- _What you should do_: Write out the material exactly. Do not include the pictures.

- _Task material_:
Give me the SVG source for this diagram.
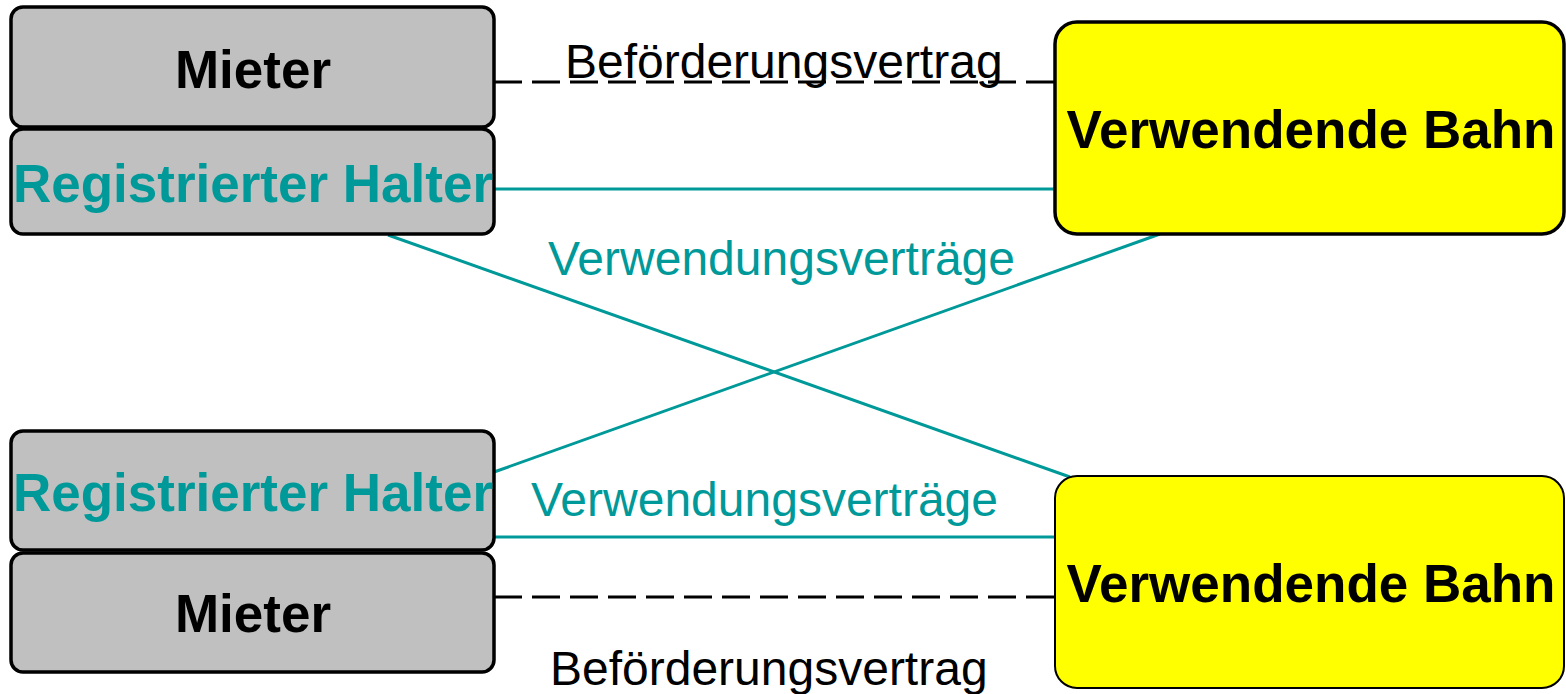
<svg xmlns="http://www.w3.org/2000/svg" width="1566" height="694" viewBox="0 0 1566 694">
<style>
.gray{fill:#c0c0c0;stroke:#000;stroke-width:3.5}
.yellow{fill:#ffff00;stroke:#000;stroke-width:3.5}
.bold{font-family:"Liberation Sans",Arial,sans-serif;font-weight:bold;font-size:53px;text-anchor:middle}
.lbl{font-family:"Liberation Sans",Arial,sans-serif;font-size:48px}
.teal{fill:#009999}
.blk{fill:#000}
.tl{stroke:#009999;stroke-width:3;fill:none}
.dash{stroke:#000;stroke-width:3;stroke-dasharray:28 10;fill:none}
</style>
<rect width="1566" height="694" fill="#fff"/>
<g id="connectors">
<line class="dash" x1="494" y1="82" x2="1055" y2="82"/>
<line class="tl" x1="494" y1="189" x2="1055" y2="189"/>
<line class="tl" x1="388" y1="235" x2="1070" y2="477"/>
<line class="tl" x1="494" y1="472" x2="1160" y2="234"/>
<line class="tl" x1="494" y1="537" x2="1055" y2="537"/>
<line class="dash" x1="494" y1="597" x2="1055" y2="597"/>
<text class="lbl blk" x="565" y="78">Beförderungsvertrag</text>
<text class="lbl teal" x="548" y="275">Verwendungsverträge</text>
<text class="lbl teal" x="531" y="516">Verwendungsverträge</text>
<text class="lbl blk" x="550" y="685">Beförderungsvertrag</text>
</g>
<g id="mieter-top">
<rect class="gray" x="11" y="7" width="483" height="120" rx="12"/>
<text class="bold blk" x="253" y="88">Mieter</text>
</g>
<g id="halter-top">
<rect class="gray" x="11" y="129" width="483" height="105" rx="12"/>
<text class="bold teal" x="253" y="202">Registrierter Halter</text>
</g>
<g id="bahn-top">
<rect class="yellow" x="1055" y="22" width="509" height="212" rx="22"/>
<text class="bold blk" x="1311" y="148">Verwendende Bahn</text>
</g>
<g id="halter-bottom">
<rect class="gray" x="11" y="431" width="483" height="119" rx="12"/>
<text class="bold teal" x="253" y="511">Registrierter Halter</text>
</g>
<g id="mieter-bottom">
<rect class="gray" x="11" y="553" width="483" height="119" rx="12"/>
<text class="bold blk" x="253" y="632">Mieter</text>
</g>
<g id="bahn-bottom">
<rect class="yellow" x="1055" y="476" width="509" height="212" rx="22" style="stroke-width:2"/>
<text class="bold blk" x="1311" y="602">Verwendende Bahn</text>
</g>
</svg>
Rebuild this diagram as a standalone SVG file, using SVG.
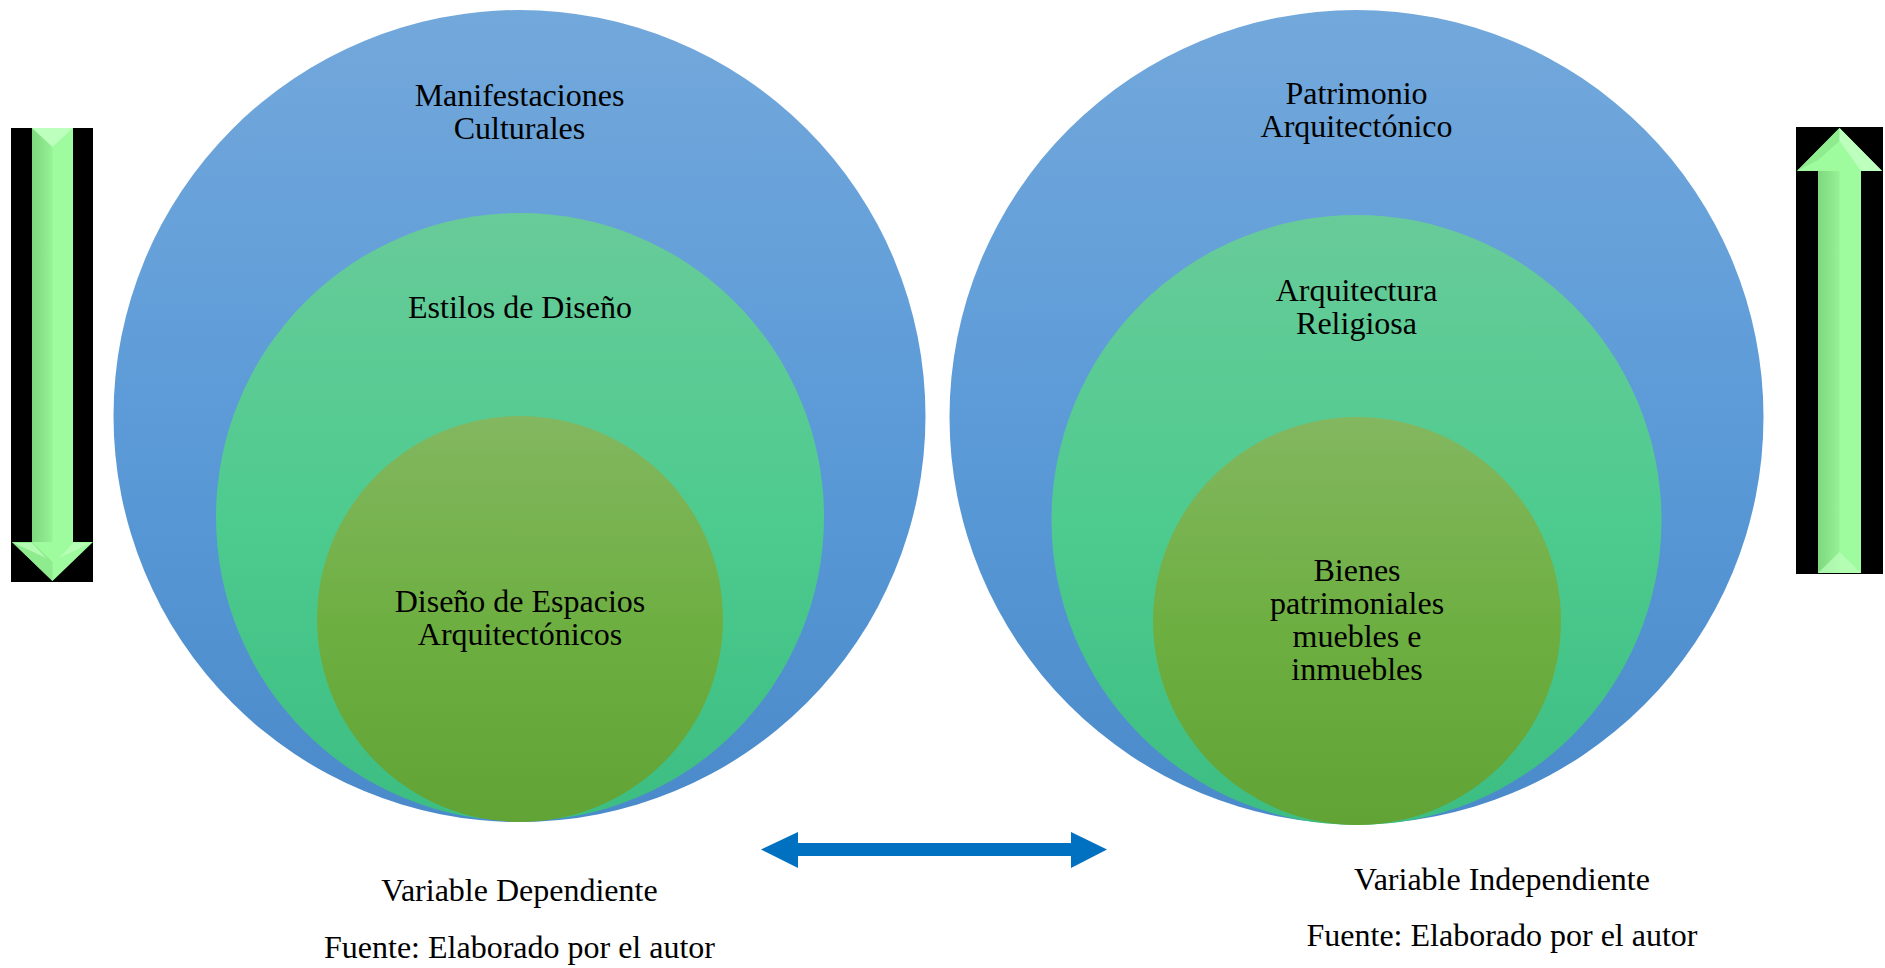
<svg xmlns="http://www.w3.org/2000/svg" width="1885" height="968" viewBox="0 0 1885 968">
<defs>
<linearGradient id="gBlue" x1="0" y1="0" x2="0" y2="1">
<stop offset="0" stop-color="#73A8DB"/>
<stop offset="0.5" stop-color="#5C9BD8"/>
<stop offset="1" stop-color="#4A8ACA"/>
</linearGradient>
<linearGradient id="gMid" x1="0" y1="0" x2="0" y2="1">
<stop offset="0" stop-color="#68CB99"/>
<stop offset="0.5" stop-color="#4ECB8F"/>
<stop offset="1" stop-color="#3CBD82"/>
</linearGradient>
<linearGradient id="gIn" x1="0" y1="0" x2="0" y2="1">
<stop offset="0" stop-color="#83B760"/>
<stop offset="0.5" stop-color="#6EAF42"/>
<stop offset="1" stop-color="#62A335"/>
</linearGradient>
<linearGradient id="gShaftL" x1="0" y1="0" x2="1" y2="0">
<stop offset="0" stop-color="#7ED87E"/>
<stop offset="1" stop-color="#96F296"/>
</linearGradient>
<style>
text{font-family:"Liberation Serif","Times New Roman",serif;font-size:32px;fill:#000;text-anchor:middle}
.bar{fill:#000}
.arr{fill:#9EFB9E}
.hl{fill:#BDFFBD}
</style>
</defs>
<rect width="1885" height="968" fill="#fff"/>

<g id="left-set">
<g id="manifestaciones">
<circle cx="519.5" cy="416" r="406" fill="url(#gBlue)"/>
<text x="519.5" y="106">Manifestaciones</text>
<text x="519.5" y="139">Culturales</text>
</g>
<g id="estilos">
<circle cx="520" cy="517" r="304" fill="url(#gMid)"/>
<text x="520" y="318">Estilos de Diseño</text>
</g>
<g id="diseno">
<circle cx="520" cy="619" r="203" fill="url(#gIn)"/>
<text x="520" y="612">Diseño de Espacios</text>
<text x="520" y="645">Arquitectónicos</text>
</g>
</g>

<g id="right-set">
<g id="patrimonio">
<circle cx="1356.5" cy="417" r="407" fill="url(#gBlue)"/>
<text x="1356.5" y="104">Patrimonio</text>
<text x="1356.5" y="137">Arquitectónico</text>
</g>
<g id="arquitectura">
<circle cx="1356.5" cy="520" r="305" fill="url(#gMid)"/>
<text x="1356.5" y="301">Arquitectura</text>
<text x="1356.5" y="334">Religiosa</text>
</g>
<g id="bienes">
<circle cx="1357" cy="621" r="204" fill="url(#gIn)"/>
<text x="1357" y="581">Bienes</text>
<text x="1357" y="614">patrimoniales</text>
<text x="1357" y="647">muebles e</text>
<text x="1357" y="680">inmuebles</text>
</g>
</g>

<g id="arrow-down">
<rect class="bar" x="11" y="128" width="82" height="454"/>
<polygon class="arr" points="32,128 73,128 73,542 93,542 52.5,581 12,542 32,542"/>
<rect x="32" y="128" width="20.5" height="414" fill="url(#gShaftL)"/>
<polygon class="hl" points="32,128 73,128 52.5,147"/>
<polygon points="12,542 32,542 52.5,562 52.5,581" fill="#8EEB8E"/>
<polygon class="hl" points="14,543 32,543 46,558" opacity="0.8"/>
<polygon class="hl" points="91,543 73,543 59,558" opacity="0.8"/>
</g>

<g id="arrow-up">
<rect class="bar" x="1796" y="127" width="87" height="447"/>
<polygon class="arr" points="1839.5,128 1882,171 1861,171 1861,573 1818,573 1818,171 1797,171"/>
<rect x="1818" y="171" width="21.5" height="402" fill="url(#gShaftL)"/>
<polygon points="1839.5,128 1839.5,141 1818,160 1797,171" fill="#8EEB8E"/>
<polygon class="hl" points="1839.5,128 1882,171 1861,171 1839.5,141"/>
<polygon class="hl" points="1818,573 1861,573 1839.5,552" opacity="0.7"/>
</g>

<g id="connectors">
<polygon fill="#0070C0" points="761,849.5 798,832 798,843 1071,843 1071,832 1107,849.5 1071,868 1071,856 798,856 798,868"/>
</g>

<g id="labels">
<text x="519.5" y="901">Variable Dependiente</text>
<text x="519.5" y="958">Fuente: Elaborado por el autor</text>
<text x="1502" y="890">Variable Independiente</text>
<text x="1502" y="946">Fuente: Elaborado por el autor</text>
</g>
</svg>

- _Solution for this task_:
Give me the SVG source for this diagram.
<svg xmlns="http://www.w3.org/2000/svg" width="1566" height="694" viewBox="0 0 1566 694">
<style>
.gray{fill:#c0c0c0;stroke:#000;stroke-width:3.5}
.yellow{fill:#ffff00;stroke:#000;stroke-width:3.5}
.bold{font-family:"Liberation Sans",Arial,sans-serif;font-weight:bold;font-size:53px;text-anchor:middle}
.lbl{font-family:"Liberation Sans",Arial,sans-serif;font-size:48px}
.teal{fill:#009999}
.blk{fill:#000}
.tl{stroke:#009999;stroke-width:3;fill:none}
.dash{stroke:#000;stroke-width:3;stroke-dasharray:28 10;fill:none}
</style>
<rect width="1566" height="694" fill="#fff"/>
<g id="connectors">
<line class="dash" x1="494" y1="82" x2="1055" y2="82"/>
<line class="tl" x1="494" y1="189" x2="1055" y2="189"/>
<line class="tl" x1="388" y1="235" x2="1070" y2="477"/>
<line class="tl" x1="494" y1="472" x2="1160" y2="234"/>
<line class="tl" x1="494" y1="537" x2="1055" y2="537"/>
<line class="dash" x1="494" y1="597" x2="1055" y2="597"/>
<text class="lbl blk" x="565" y="78">Beförderungsvertrag</text>
<text class="lbl teal" x="548" y="275">Verwendungsverträge</text>
<text class="lbl teal" x="531" y="516">Verwendungsverträge</text>
<text class="lbl blk" x="550" y="685">Beförderungsvertrag</text>
</g>
<g id="mieter-top">
<rect class="gray" x="11" y="7" width="483" height="120" rx="12"/>
<text class="bold blk" x="253" y="88">Mieter</text>
</g>
<g id="halter-top">
<rect class="gray" x="11" y="129" width="483" height="105" rx="12"/>
<text class="bold teal" x="253" y="202">Registrierter Halter</text>
</g>
<g id="bahn-top">
<rect class="yellow" x="1055" y="22" width="509" height="212" rx="22"/>
<text class="bold blk" x="1311" y="148">Verwendende Bahn</text>
</g>
<g id="halter-bottom">
<rect class="gray" x="11" y="431" width="483" height="119" rx="12"/>
<text class="bold teal" x="253" y="511">Registrierter Halter</text>
</g>
<g id="mieter-bottom">
<rect class="gray" x="11" y="553" width="483" height="119" rx="12"/>
<text class="bold blk" x="253" y="632">Mieter</text>
</g>
<g id="bahn-bottom">
<rect class="yellow" x="1055" y="476" width="509" height="212" rx="22" style="stroke-width:2"/>
<text class="bold blk" x="1311" y="602">Verwendende Bahn</text>
</g>
</svg>
Rebuild this diagram as a standalone SVG file, using SVG.
<svg xmlns="http://www.w3.org/2000/svg" width="1885" height="968" viewBox="0 0 1885 968">
<defs>
<linearGradient id="gBlue" x1="0" y1="0" x2="0" y2="1">
<stop offset="0" stop-color="#73A8DB"/>
<stop offset="0.5" stop-color="#5C9BD8"/>
<stop offset="1" stop-color="#4A8ACA"/>
</linearGradient>
<linearGradient id="gMid" x1="0" y1="0" x2="0" y2="1">
<stop offset="0" stop-color="#68CB99"/>
<stop offset="0.5" stop-color="#4ECB8F"/>
<stop offset="1" stop-color="#3CBD82"/>
</linearGradient>
<linearGradient id="gIn" x1="0" y1="0" x2="0" y2="1">
<stop offset="0" stop-color="#83B760"/>
<stop offset="0.5" stop-color="#6EAF42"/>
<stop offset="1" stop-color="#62A335"/>
</linearGradient>
<linearGradient id="gShaftL" x1="0" y1="0" x2="1" y2="0">
<stop offset="0" stop-color="#7ED87E"/>
<stop offset="1" stop-color="#96F296"/>
</linearGradient>
<style>
text{font-family:"Liberation Serif","Times New Roman",serif;font-size:32px;fill:#000;text-anchor:middle}
.bar{fill:#000}
.arr{fill:#9EFB9E}
.hl{fill:#BDFFBD}
</style>
</defs>
<rect width="1885" height="968" fill="#fff"/>

<g id="left-set">
<g id="manifestaciones">
<circle cx="519.5" cy="416" r="406" fill="url(#gBlue)"/>
<text x="519.5" y="106">Manifestaciones</text>
<text x="519.5" y="139">Culturales</text>
</g>
<g id="estilos">
<circle cx="520" cy="517" r="304" fill="url(#gMid)"/>
<text x="520" y="318">Estilos de Diseño</text>
</g>
<g id="diseno">
<circle cx="520" cy="619" r="203" fill="url(#gIn)"/>
<text x="520" y="612">Diseño de Espacios</text>
<text x="520" y="645">Arquitectónicos</text>
</g>
</g>

<g id="right-set">
<g id="patrimonio">
<circle cx="1356.5" cy="417" r="407" fill="url(#gBlue)"/>
<text x="1356.5" y="104">Patrimonio</text>
<text x="1356.5" y="137">Arquitectónico</text>
</g>
<g id="arquitectura">
<circle cx="1356.5" cy="520" r="305" fill="url(#gMid)"/>
<text x="1356.5" y="301">Arquitectura</text>
<text x="1356.5" y="334">Religiosa</text>
</g>
<g id="bienes">
<circle cx="1357" cy="621" r="204" fill="url(#gIn)"/>
<text x="1357" y="581">Bienes</text>
<text x="1357" y="614">patrimoniales</text>
<text x="1357" y="647">muebles e</text>
<text x="1357" y="680">inmuebles</text>
</g>
</g>

<g id="arrow-down">
<rect class="bar" x="11" y="128" width="82" height="454"/>
<polygon class="arr" points="32,128 73,128 73,542 93,542 52.5,581 12,542 32,542"/>
<rect x="32" y="128" width="20.5" height="414" fill="url(#gShaftL)"/>
<polygon class="hl" points="32,128 73,128 52.5,147"/>
<polygon points="12,542 32,542 52.5,562 52.5,581" fill="#8EEB8E"/>
<polygon class="hl" points="14,543 32,543 46,558" opacity="0.8"/>
<polygon class="hl" points="91,543 73,543 59,558" opacity="0.8"/>
</g>

<g id="arrow-up">
<rect class="bar" x="1796" y="127" width="87" height="447"/>
<polygon class="arr" points="1839.5,128 1882,171 1861,171 1861,573 1818,573 1818,171 1797,171"/>
<rect x="1818" y="171" width="21.5" height="402" fill="url(#gShaftL)"/>
<polygon points="1839.5,128 1839.5,141 1818,160 1797,171" fill="#8EEB8E"/>
<polygon class="hl" points="1839.5,128 1882,171 1861,171 1839.5,141"/>
<polygon class="hl" points="1818,573 1861,573 1839.5,552" opacity="0.7"/>
</g>

<g id="connectors">
<polygon fill="#0070C0" points="761,849.5 798,832 798,843 1071,843 1071,832 1107,849.5 1071,868 1071,856 798,856 798,868"/>
</g>

<g id="labels">
<text x="519.5" y="901">Variable Dependiente</text>
<text x="519.5" y="958">Fuente: Elaborado por el autor</text>
<text x="1502" y="890">Variable Independiente</text>
<text x="1502" y="946">Fuente: Elaborado por el autor</text>
</g>
</svg>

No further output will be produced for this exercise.